In qualifying, the average grid position told the story: Leclerc sat pretty at an average of 5.46, while Hamilton languished back at 9.04. In a sport measured in thousandths of a second, that is a chasm. The points difference was equally stark—an 86-point canyon separating the two teammates. Hamilton didn’t just lose the intra-team battle; he was decimated.

It was, statistically and arguably visually, the worst season of Lewis Hamilton’s illustrious career. The “Fresh Start” had garnered fewer points and less joy than his “misery” years at Mercedes.

2026: Redemption or Retirement?

So, where does this leave us? The 2025 book is closed, and it’s a chapter most Hamilton fans will want to burn. But 2026 brings the great equalizer: new regulations.
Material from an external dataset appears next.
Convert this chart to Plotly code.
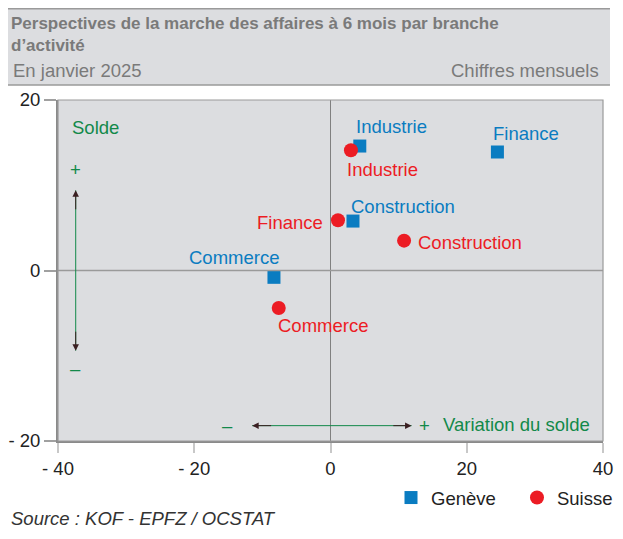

The technical reset offers a glimmer of hope. The new generation of cars, moving away from the ground-effect philosophy that Hamilton so despised, could be the reset button he desperately needs. They are predicted to be closer in feel to the cars of his glory days—stiff, agile, and less reliant on running millimetres from the asphalt.

However, hope is not a strategy. Reports on Ferrari’s 2026 engine project are conflicting at best, with rumors oscillating between “revolutionary new approach” and “behind Renault” (which, in F1 terms, is a polite way of saying “slow”). Furthermore, Hamilton will be starting the season as a 41-year-old. The physical and mental reflexes required to wrestle these machines do not improve with age.

He also retains his race engineer, Ricardo Adami. While experienced, their partnership in 2025 seemed to lack the telepathic connection Hamilton shared with Peter “Bono” Bonnington. When your engineer tells you to “try to speed up” while you are dead last in Vegas, you know the communication breakdown is real.

Can Lewis Hamilton bounce back? History tells us never to write him off. He is a driver who feeds on adversity, who turns doubt into fuel. But the mountain he has to climb in 2026 is steeper than any he has faced before. He has to overcome a confident and dominant teammate in Leclerc, a possibly uncooperative car, and the creeping shadow of Father Time.

As we look toward pre-season testing, the sentiment is mixed. We want to believe in the fairytale ending, the eighth title in red. But after the nightmare of 2025, the fear is that we are not watching a stumble, but a fall.

One thing is certain: the eyes of the world will be on Maranello again. But this time, they won’t be looking for a savior. They’ll be watching to see if the King can simply stand up again.